Как в еврейском анекдоте, где один знаменитый хасидский цадик[120] пришел в гости к другому цадику, тоже знаменитости. Тот начинает было о Законе толковать, а гость ему говорит: «Да брось ты эту ерунду. Лучше покажи, как ты шнурки на ботинках завязываешь».
увидишь
выйдешь ты
видишь тут небо
увидишь всё тут и
ты
убедишься
«В промежутках между писанием картин я фантазирую в уме – точь-в-точь, как в таганской тюрьме на нарах, накрывшись одеялом с головой – много часов, недель и месяцев в уме воображая свои модели. В Китцбюле[121] я забил до отказа мастерскую необходимыми материалами для постройки вечного двигателя… Меня также зажигает идея ветродвигателей и использования морских волн прибоя, т. е. изобретение новых принципов действия… Стоит ли трудиться над попытками? А как же? Конечно, стоит! Но кто же согласится такого «изобретателя» кормить и предоставлять ему мастерскую на всю жизнь?»

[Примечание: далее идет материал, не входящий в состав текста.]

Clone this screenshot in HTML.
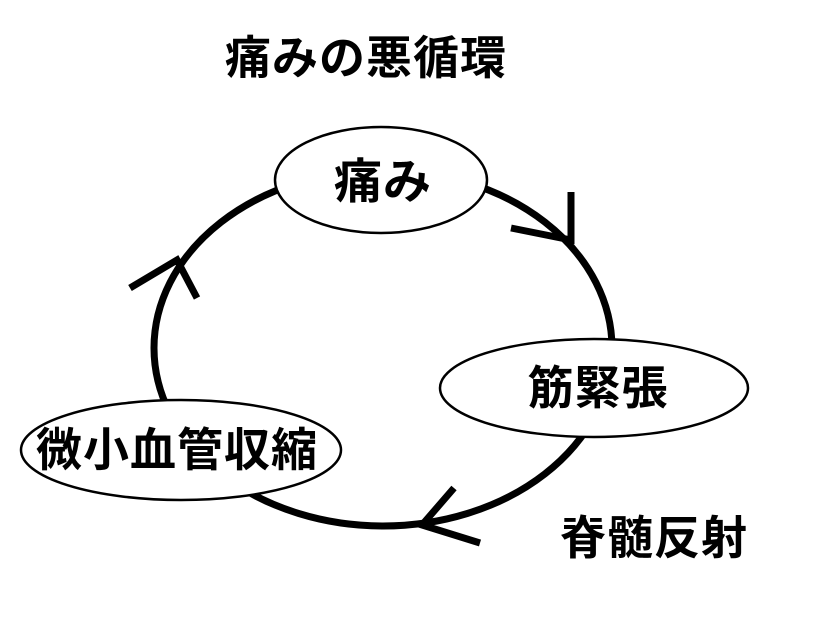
<!DOCTYPE html>
<html><head><meta charset="utf-8"><style>
html,body{margin:0;padding:0;background:#fff;}
svg{display:block;}
text{font-family:"Liberation Sans","Noto Sans CJK JP",sans-serif;font-weight:bold;fill:#000;}
</style></head><body>
<svg width="818" height="621" viewBox="0 0 818 621" xmlns="http://www.w3.org/2000/svg">
<rect width="818" height="621" fill="#fff"/>
<text x="366" y="74" font-size="46" letter-spacing="1" text-anchor="middle">痛みの悪循環</text>
<ellipse cx="383" cy="348" rx="229" ry="178" fill="none" stroke="#000" stroke-width="7"/>
<g stroke="#000" stroke-width="7" fill="none" stroke-linecap="butt">
<polyline points="511,228 571,240 571,192"/>
<polyline points="130,288 177,260 197,298"/>
<polyline points="454,488 422,525 480,543"/>
</g>
<ellipse cx="381" cy="180" rx="106" ry="53" fill="#fff" stroke="#000" stroke-width="2.5"/>
<ellipse cx="594" cy="388" rx="154" ry="49" fill="#fff" stroke="#000" stroke-width="2.5"/>
<ellipse cx="181" cy="450" rx="160" ry="50" fill="#fff" stroke="#000" stroke-width="2.5"/>
<text x="383" y="198" font-size="48" letter-spacing="1" text-anchor="middle">痛み</text>
<text x="598" y="404" font-size="46" letter-spacing="1" text-anchor="middle">筋緊張</text>
<text x="177" y="466" font-size="46" letter-spacing="1" text-anchor="middle">微小血管収縮</text>
<text x="654" y="554" font-size="46" letter-spacing="1" text-anchor="middle">脊髄反射</text>
</svg>
</body></html>
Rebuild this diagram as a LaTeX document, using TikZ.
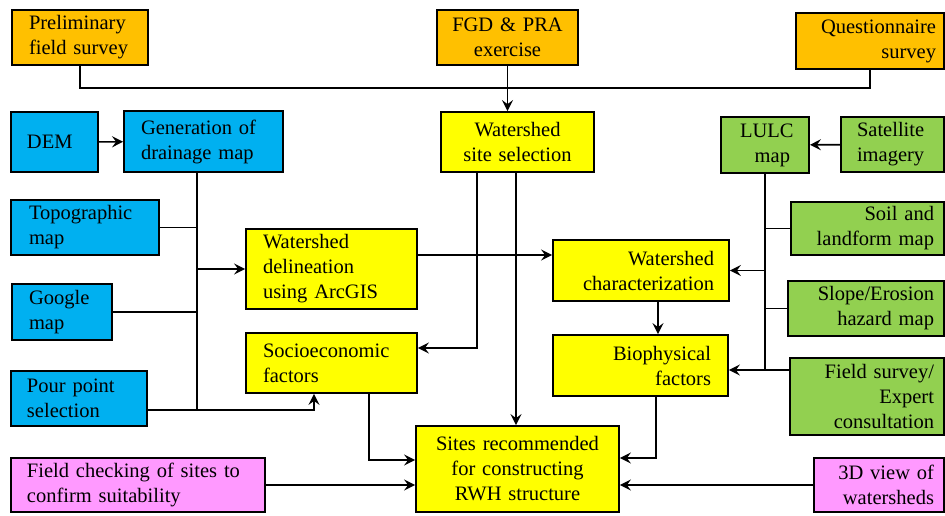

(Из письма В.Я. Ситникова)
Глава 13. Андрей Лозин и его товарищи
Андрей Лозин был моим другом. Мы с ним вместе учились в Медицинском училище. Из массы студенческого молодняка выделялся он своей эрудицией, циничным образом мыслей и эксцентричной манерой подавать их на людях – эдакий Федор Павлович Карамазов, только что с молодой еще кожей. Читал он много, взахлеб, стихи писал, и еще вдобавок, как и я, детскую художественную школу умудрился окончить. Вот мы и подружились.
Остальных соучеников наших искусство не волновало. Одни, меньшая часть, во врачебном деле мечтали себя проявить, другие же просто так в училище сидели, чтобы на улице не болтаться. Однако и тех и других проблемы духовного порядка не интересовали, они обычными юношескими радостями вполне довольствовались.
Лозин, при всем его желчном цинизме, был личностью ищущей. Все нащупывал, пробовал: куда бы это ему так пристроиться, чтобы вольготней было жить. Ибо он уже тогда смекнул: обыкновенная жизнь скучна, будничные радости приедаются быстро, потому надо нечто «эдакое», долгоиграющее для себя сыскать. Вот только где? А тут так вышло, что я его к Ситникову в гости привел. С этого все и пошло.
Поступив к нему в ученики, Лозин, приглядевшись внимательно к феномену «Васьки», решил, что он сам тоже не лыком шит и может собственной персоной «заметную фигуру» обществу являть. Почти в одночасье он весь преобразился: и внешне, и в манере выражаться. Отрастил здоровенную рыжую бороду и буйно-курчавые волосы до плеч, наел себе небольшое брюшко, высказываться стал в обтекаемо-образной форме, жизнерадостностью пропитался и готово: очаровательный, вальяжный, импозантный, всеми любимый, загадочный «человек искусства».